◆ **Required work**:
Retype only the lines from the one containing "Write a Python" through the one containing "0.124, 0.190, 0.176]", both included, word for word. Pictures stay out of the copy.

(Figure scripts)
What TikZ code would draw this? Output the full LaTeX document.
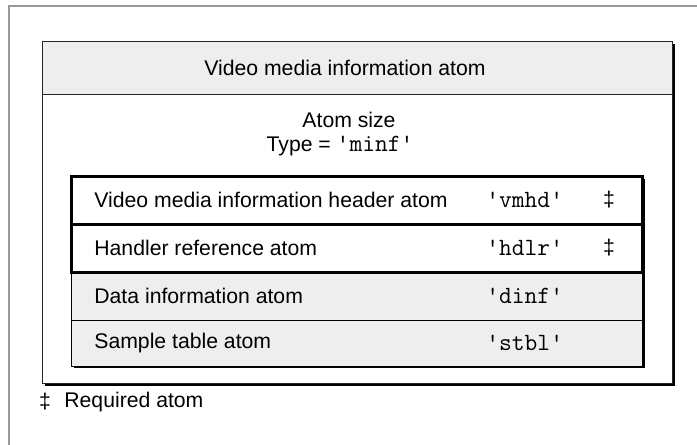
\documentclass[tikz,border=0pt]{standalone}
\usepackage{fontspec}
\setmainfont{Liberation Sans}
\usetikzlibrary{positioning}

\begin{document}
\begin{tikzpicture}[x=0.5pt, y=-0.5pt, every node/.style={font=\fontsize{10.6}{12}\selectfont, inner sep=0pt},
	framebox/.style={draw=black!85, line width=0.5pt},
	shadowbox/.style={fill=black},
	requiredrow/.style={draw=black, line width=1.5pt, fill=white},
	otherrow/.style={draw=black, line width=0.5pt, fill=gray!13},
	rowlabel/.style={anchor=west},
	rowcode/.style={anchor=west, font=\fontsize{12.4}{12}\ttfamily}]
	\useasboundingbox (0,0) rectangle (697,445);
	\draw[black!40, line width=0.6pt] (697,6) -- (9,6) -- (9,445);
	% outer atom
	\fill[shadowbox] (45,44) rectangle (675,386);
	\draw[framebox, fill=white] (42,41) rectangle (672,383);
	\draw[framebox, fill=gray!13] (42,41) rectangle (672,94);
	\node (title) at (345,68) {Video media information atom};
	\node (size) at (349,120) {Atom size};
	\node (type) at (340,146) {Type = {\fontsize{12.4}{12}\ttfamily\textquotesingle minf\textquotesingle}};
	% child atoms
	\fill[shadowbox] (74,179) rectangle (645,368);
	\draw[otherrow] (71,272) rectangle (642,320);
	\draw[otherrow] (71,320) rectangle (642,366);
	\draw[requiredrow] (71,176) rectangle (642,224);
	\draw[requiredrow] (71,224) rectangle (642,272);
	\node[rowlabel] (vmhd) at (94,200) {Video media information header atom};
	\node[rowcode] (vmhdcode) at (486,200) {\textquotesingle vmhd\textquotesingle};
	\node (vmhdmark) at (609,200) {‡};
	\node[rowlabel] (hdlr) at (94,248) {Handler reference atom};
	\node[rowcode] (hdlrcode) at (486,248) {\textquotesingle hdlr\textquotesingle};
	\node (hdlrmark) at (609,248) {‡};
	\node[rowlabel] (dinf) at (94,296) {Data information atom};
	\node[rowcode] (dinfcode) at (486,296) {\textquotesingle dinf\textquotesingle};
	\node[rowlabel] (stbl) at (94,343) {Sample table atom};
	\node[rowcode] (stblcode) at (486,343) {\textquotesingle stbl\textquotesingle};
	% footnote
	\node (keymark) at (45,402) {‡};
	\node[anchor=west] (keytext) at (64,402) {Required atom};
\end{tikzpicture}
\end{document}
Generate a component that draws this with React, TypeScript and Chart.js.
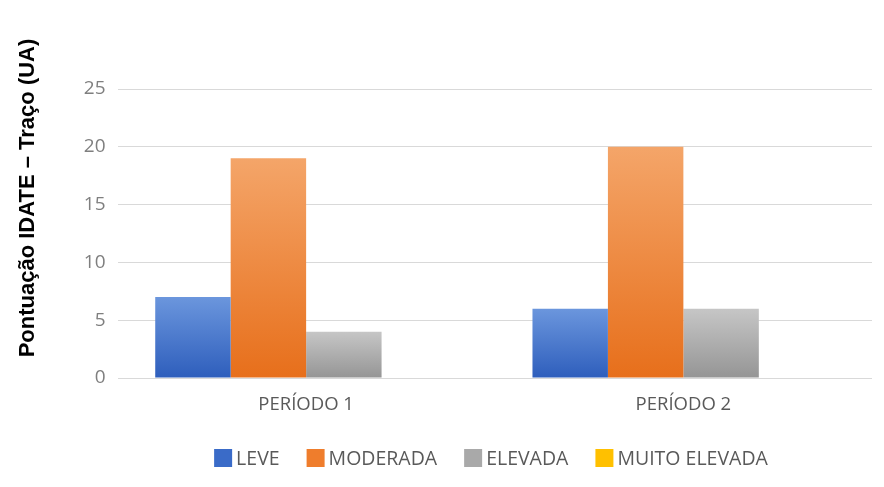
import React, { useEffect, useRef } from "react";
import { Chart, registerables } from "chart.js";

Chart.register(...registerables);

const categories = ["PERÍODO 1", "PERÍODO 2"];
const seriesNames = ["LEVE", "MODERADA", "ELEVADA", "MUITO ELEVADA"];
const leve = [7, 6];
const moderada = [19, 20];
const elevada = [4, 6];
const muitoElevada = [0, 0];
const yTicks = [0, 5, 10, 15, 20, 25];
const yTitle = "Pontuação IDATE – Traço (UA)";

const seriesValues = [leve, moderada, elevada, muitoElevada];
const topColors = ["#6b96dd", "#f4a569", "#c6c6c6", "#ffd24d"];
const bottomColors = ["#2e5ebc", "#e76f1b", "#959595", "#ffc000"];
const legendColors = ["#3a6bc8", "#ef7d2c", "#a9a9a9", "#ffc000"];

const FONT = "'Open Sans', 'Liberation Sans', sans-serif";

export default function App() {
  const ref = useRef<HTMLCanvasElement | null>(null);

  useEffect(() => {
    if (!ref.current) return;

    const decorPlugin = {
      id: "decor",
      afterDraw(chart: any) {
        const ctx = chart.ctx;
        const ca = chart.chartArea;
        ctx.save();
        // legend
        ctx.font = `19.5px ${FONT}`;
        ctx.textBaseline = "middle";
        const box = 18;
        const gapText = 4;
        const gapItem = 27;
        const widths = chart.data.datasets.map((d: any) => box + gapText + ctx.measureText(d.label).width);
        const total = widths.reduce((a: number, b: number) => a + b, 0) + gapItem * (widths.length - 1);
        let x = 491 - total / 2;
        const y = 458;
        chart.data.datasets.forEach((d: any, i: number) => {
          ctx.fillStyle = legendColors[i];
          ctx.fillRect(x, y - box / 2, box, box);
          ctx.fillStyle = "#595959";
          ctx.textAlign = "left";
          ctx.fillText(d.label, x + box + gapText, y + 1);
          x += widths[i] + gapItem;
        });
        // y title
        ctx.translate(28, 198);
        ctx.rotate(-Math.PI / 2);
        ctx.font = `bold 22px 'Liberation Sans', Arial, sans-serif`;
        ctx.fillStyle = "#000000";
        ctx.textAlign = "center";
        ctx.textBaseline = "middle";
        ctx.fillText(yTitle, 0, 0);
        ctx.restore();
      },
    };

    const chart = new Chart(ref.current, {
      type: "bar",
      data: {
        labels: categories,
        datasets: seriesNames.map((name, i) => ({
          label: name,
          data: seriesValues[i],
          backgroundColor: (c: any) => {
            const ch = c.chart;
            if (!ch.chartArea || c.raw === undefined) return bottomColors[i];
            const ys = ch.scales.y;
            const top = ys.getPixelForValue(c.raw);
            const base = ys.getPixelForValue(0);
            if (Math.abs(base - top) < 1) return bottomColors[i];
            const g = ch.ctx.createLinearGradient(0, top, 0, base);
            g.addColorStop(0, topColors[i]);
            g.addColorStop(1, bottomColors[i]);
            return g;
          },
          borderWidth: 0,
          categoryPercentage: 0.8,
          barPercentage: 1.0,
        })),
      },
      options: {
        responsive: false,
        animation: false,
        layout: { padding: { left: 0, right: 12, top: 89, bottom: 0 } },
        plugins: {
          legend: { display: false },
          tooltip: { enabled: false },
        },
        scales: {
          x: {
            grid: { display: false, drawTicks: false },
            border: { display: false },
            ticks: {
              color: "#595959",
              font: { family: FONT, size: 18.5 },
              padding: 16,
            },
            afterFit: (s: any) => {
              s.height = 109;
            },
          },
          y: {
            min: 0,
            max: 25,
            afterBuildTicks: (s: any) => {
              s.ticks = yTicks.map((v) => ({ value: v }));
            },
            grid: { color: "#d9d9d9", lineWidth: 1, drawTicks: false },
            border: { display: false },
            ticks: {
              color: "#7f7f7f",
              font: { family: FONT, size: 19 },
              padding: 12,
            },
            afterFit: (s: any) => {
              s.width = 117.5;
            },
          },
        },
      },
      plugins: [decorPlugin],
    });

    return () => chart.destroy();
  }, []);

  return (
    <div style={{ position: "fixed", left: 0, top: 0, width: 884, height: 487, background: "#ffffff" }}>
      <canvas ref={ref} width={884} height={487} style={{ display: "block" }} />
    </div>
  );
}
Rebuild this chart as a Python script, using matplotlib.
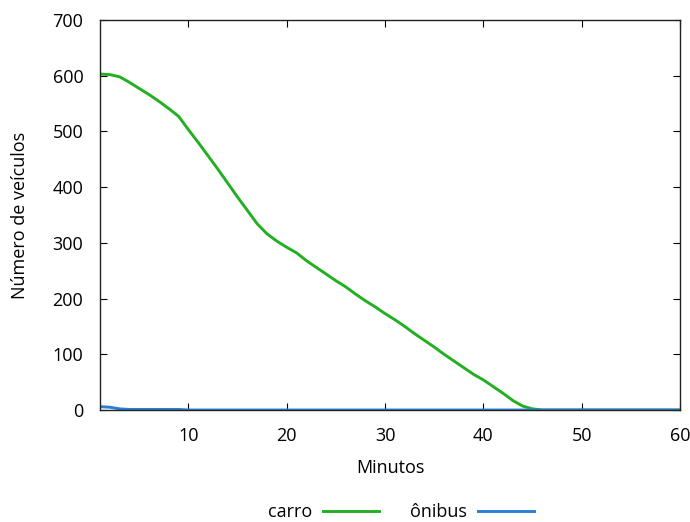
import matplotlib
matplotlib.use("Agg")
import matplotlib.pyplot as plt
import numpy as np

minutos = list(range(1, 61))
carro = [603, 602, 598, 588, 577, 566, 554, 541, 527, 503,
         480, 456, 432, 407, 382, 358, 334, 316, 303, 292,
         282, 268, 256, 244, 232, 221, 208, 196, 185, 173,
         162, 150, 137, 125, 113, 100, 88, 76, 64, 54,
         42, 30, 17, 7, 2, 0, 0, 0, 0, 0,
         0, 0, 0, 0, 0, 0, 0, 0, 0, 0]
onibus = [6, 5, 2, 1, 1, 1, 1, 1, 1, 0,
          0, 0, 0, 0, 0, 0, 0, 0, 0, 0,
          0, 0, 0, 0, 0, 0, 0, 0, 0, 0,
          0, 0, 0, 0, 0, 0, 0, 0, 0, 0,
          0, 0, 0, 0, 0, 0, 0, 0, 0, 0,
          0, 0, 0, 0, 0, 0, 0, 0, 0, 0]
xticks = [10, 20, 30, 40, 50, 60]
yticks = [0, 100, 200, 300, 400, 500, 600, 700]

plt.rcParams['font.family'] = ['Open Sans', 'DejaVu Sans']
plt.rcParams['font.size'] = 13

fig = plt.figure(figsize=(6.9, 5.22), dpi=100)
ax = fig.add_axes([100/690, 1 - 410/522, 580/690, 390/522])

ax.plot(minutos, carro, color='#22b022', lw=2.1, label='carro')
ax.plot(minutos, onibus, color='#2a7fd0', lw=2.1, label='ônibus')

ax.set_xlim(1, 60)
ax.set_ylim(0, 700)
ax.set_xticks(xticks)
ax.set_yticks(yticks)
ax.tick_params(direction='in', top=True, right=True, length=5, width=0.8, pad=12)
ax.tick_params(axis='x', pad=12)
for s in ax.spines.values():
    s.set_linewidth(1.0)
    s.set_color('#222222')

ax.set_xlabel('Minutos', labelpad=10)
ax.set_ylabel('Número de veículos', labelpad=17)

leg = fig.legend(loc='center', bbox_to_anchor=(401/690, 1 - 512/522), ncol=2,
                 frameon=False, markerfirst=False, handlelength=3.1,
                 columnspacing=1.7, handletextpad=0.6, borderpad=0.2)

fig.savefig('out.png', dpi=100)
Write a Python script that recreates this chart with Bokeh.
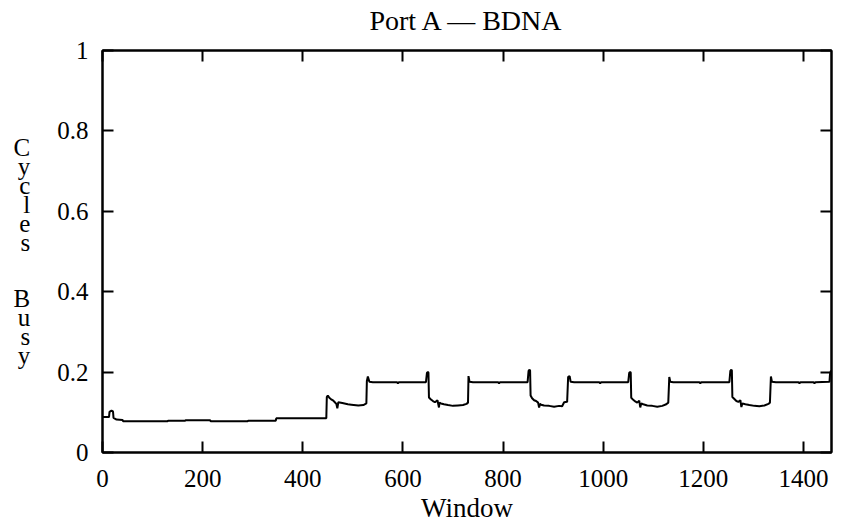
from bokeh.plotting import figure
from bokeh.models import LinearAxis, Range1d, FixedTicker
from bokeh.embed import file_html
from bokeh.resources import INLINE

FONT = "Liberation Serif"

title_text = "Port A \u2014 BDNA"
x_label = "Window"
y_label_words = ["Cycles", "Busy"]

x_ticks = [0, 200, 400, 600, 800, 1000, 1200, 1400]
y_ticks = [0, 0.2, 0.4, 0.6, 0.8, 1]
y_tick_labels = ["0", "0.2", "0.4", "0.6", "0.8", "1"]

base_x = [0, 13, 14, 18, 21, 22, 28, 40, 41, 130, 131, 165, 166, 215, 216, 290, 291, 346, 347, 446]
base_y = [0.088, 0.088, 0.101, 0.104, 0.102, 0.086, 0.082, 0.081, 0.078, 0.078, 0.079, 0.079, 0.080, 0.080, 0.078, 0.078, 0.079, 0.079, 0.085, 0.085]

low1_x = [447, 448, 450, 453, 456, 461, 464, 467, 469, 471, 479, 490, 497, 511, 521, 527, 528, 530, 533]
low1_y = [0.085, 0.138, 0.142, 0.136, 0.133, 0.129, 0.125, 0.121, 0.110, 0.125, 0.123, 0.120, 0.119, 0.117, 0.118, 0.122, 0.178, 0.189, 0.176]

high1_x = [540, 588, 590, 592, 646, 648, 650]
high1_y = [0.175, 0.175, 0.172, 0.175, 0.175, 0.198, 0.200]

low2_x = [651, 652, 656, 660, 664, 669, 672, 673, 676, 682, 690, 700, 710, 720, 727, 730, 731, 733]
low2_y = [0.199, 0.137, 0.132, 0.128, 0.125, 0.130, 0.112, 0.124, 0.122, 0.120, 0.118, 0.116, 0.117, 0.118, 0.121, 0.124, 0.190, 0.176]

high2_x = [740, 790, 792, 794, 849, 851, 853]
high2_y = [0.175, 0.175, 0.172, 0.175, 0.175, 0.203, 0.206]

low3_x = [854, 855, 858, 862, 866, 870, 872, 874, 876, 882, 892, 902, 912, 918, 922, 928, 930, 933, 935]
low3_y = [0.204, 0.142, 0.135, 0.130, 0.128, 0.124, 0.112, 0.121, 0.119, 0.117, 0.116, 0.114, 0.116, 0.115, 0.125, 0.126, 0.188, 0.190, 0.176]

high3_x = [942, 992, 994, 996, 1050, 1052, 1054]
high3_y = [0.175, 0.175, 0.172, 0.175, 0.175, 0.198, 0.200]

low4_x = [1055, 1056, 1060, 1064, 1068, 1072, 1074, 1076, 1080, 1088, 1098, 1108, 1118, 1126, 1130, 1132, 1134]
low4_y = [0.199, 0.136, 0.131, 0.127, 0.124, 0.129, 0.112, 0.122, 0.120, 0.117, 0.116, 0.114, 0.116, 0.120, 0.124, 0.188, 0.176]

high4_x = [1140, 1192, 1194, 1196, 1252, 1254, 1256]
high4_y = [0.175, 0.175, 0.172, 0.175, 0.175, 0.203, 0.206]

low5_x = [1257, 1258, 1262, 1266, 1270, 1274, 1276, 1278, 1284, 1292, 1302, 1312, 1322, 1330, 1333, 1335, 1337]
low5_y = [0.204, 0.138, 0.133, 0.128, 0.126, 0.130, 0.113, 0.122, 0.120, 0.118, 0.116, 0.115, 0.117, 0.121, 0.124, 0.189, 0.176]

high5_x = [1345, 1390, 1392, 1394, 1420, 1422, 1424, 1452, 1453, 1455]
high5_y = [0.175, 0.175, 0.172, 0.175, 0.175, 0.172, 0.175, 0.176, 0.195, 0.204]

xs = base_x + low1_x + high1_x + low2_x + high2_x + low3_x + high3_x + low4_x + high4_x + low5_x + high5_x
ys = base_y + low1_y + high1_y + low2_y + high2_y + low3_y + high3_y + low4_y + high4_y + low5_y + high5_y

FS = "25px"
FS_BIG = "27px"

p = figure(width=846, height=529, output_backend="svg", toolbar_location=None,
           x_range=Range1d(0, 1456), y_range=Range1d(0, 1),
           min_border_left=102, min_border_right=15, min_border_top=50, min_border_bottom=77)
p.background_fill_color = "white"
p.border_fill_color = "white"
p.outline_line_color = "black"
p.outline_line_width = 2
p.xgrid.visible = False
p.ygrid.visible = False

p.line(xs, ys, line_color="black", line_width=2)

def style(ax, ticks, show_labels):
    ax.ticker = FixedTicker(ticks=ticks)
    ax.major_tick_in = 11
    ax.major_tick_out = 0
    ax.minor_tick_in = 0
    ax.minor_tick_out = 0
    ax.major_tick_line_width = 2
    ax.major_tick_line_color = "black"
    ax.axis_line_width = 2
    ax.axis_line_color = "black"
    ax.major_label_text_font = FONT
    ax.axis_label_text_font = FONT
    ax.axis_label_text_font_style = "normal"
    ax.axis_label_text_color = "black"
    ax.axis_label_text_font_size = FS_BIG
    if show_labels:
        ax.major_label_text_font_size = FS
        ax.major_label_text_color = "black"
    else:
        ax.major_label_text_font_size = "1px"
        ax.major_label_text_color = None
        ax.major_label_standoff = 0

xa = p.xaxis[0]
style(xa, x_ticks, True)
xa.major_label_standoff = 17
xa.axis_label = x_label
xa.axis_label_standoff = 3

ya = p.yaxis[0]
style(ya, y_ticks, True)
ya.major_label_standoff = 14
ya.major_label_overrides = {t: s for t, s in zip(y_ticks, y_tick_labels)}
ya.axis_label = "\n\n\n".join("\n".join(w) for w in y_label_words)
ya.axis_label_orientation = "horizontal"
ya.axis_label_text_align = "center"
ya.axis_label_text_font_size = FS
ya.axis_label_text_line_height = 0.7
ya.axis_label_standoff = 24

top = LinearAxis()
style(top, x_ticks, False)
top.axis_label = title_text
top.axis_label_text_font_size = "28px"
top.axis_label_standoff = 15
p.add_layout(top, "above")

right = LinearAxis()
style(right, y_ticks, False)
p.add_layout(right, "right")

open("out.html", "w").write(file_html(p, INLINE))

◆ **Finished answer**:
Write a Python script that recreates this chart with Bokeh.
from bokeh.plotting import figure
from bokeh.models import LinearAxis, Range1d, FixedTicker
from bokeh.embed import file_html
from bokeh.resources import INLINE

FONT = "Liberation Serif"

title_text = "Port A \u2014 BDNA"
x_label = "Window"
y_label_words = ["Cycles", "Busy"]

x_ticks = [0, 200, 400, 600, 800, 1000, 1200, 1400]
y_ticks = [0, 0.2, 0.4, 0.6, 0.8, 1]
y_tick_labels = ["0", "0.2", "0.4", "0.6", "0.8", "1"]

base_x = [0, 13, 14, 18, 21, 22, 28, 40, 41, 130, 131, 165, 166, 215, 216, 290, 291, 346, 347, 446]
base_y = [0.088, 0.088, 0.101, 0.104, 0.102, 0.086, 0.082, 0.081, 0.078, 0.078, 0.079, 0.079, 0.080, 0.080, 0.078, 0.078, 0.079, 0.079, 0.085, 0.085]

low1_x = [447, 448, 450, 453, 456, 461, 464, 467, 469, 471, 479, 490, 497, 511, 521, 527, 528, 530, 533]
low1_y = [0.085, 0.138, 0.142, 0.136, 0.133, 0.129, 0.125, 0.121, 0.110, 0.125, 0.123, 0.120, 0.119, 0.117, 0.118, 0.122, 0.178, 0.189, 0.176]

high1_x = [540, 588, 590, 592, 646, 648, 650]
high1_y = [0.175, 0.175, 0.172, 0.175, 0.175, 0.198, 0.200]

low2_x = [651, 652, 656, 660, 664, 669, 672, 673, 676, 682, 690, 700, 710, 720, 727, 730, 731, 733]
low2_y = [0.199, 0.137, 0.132, 0.128, 0.125, 0.130, 0.112, 0.124, 0.122, 0.120, 0.118, 0.116, 0.117, 0.118, 0.121, 0.124, 0.190, 0.176]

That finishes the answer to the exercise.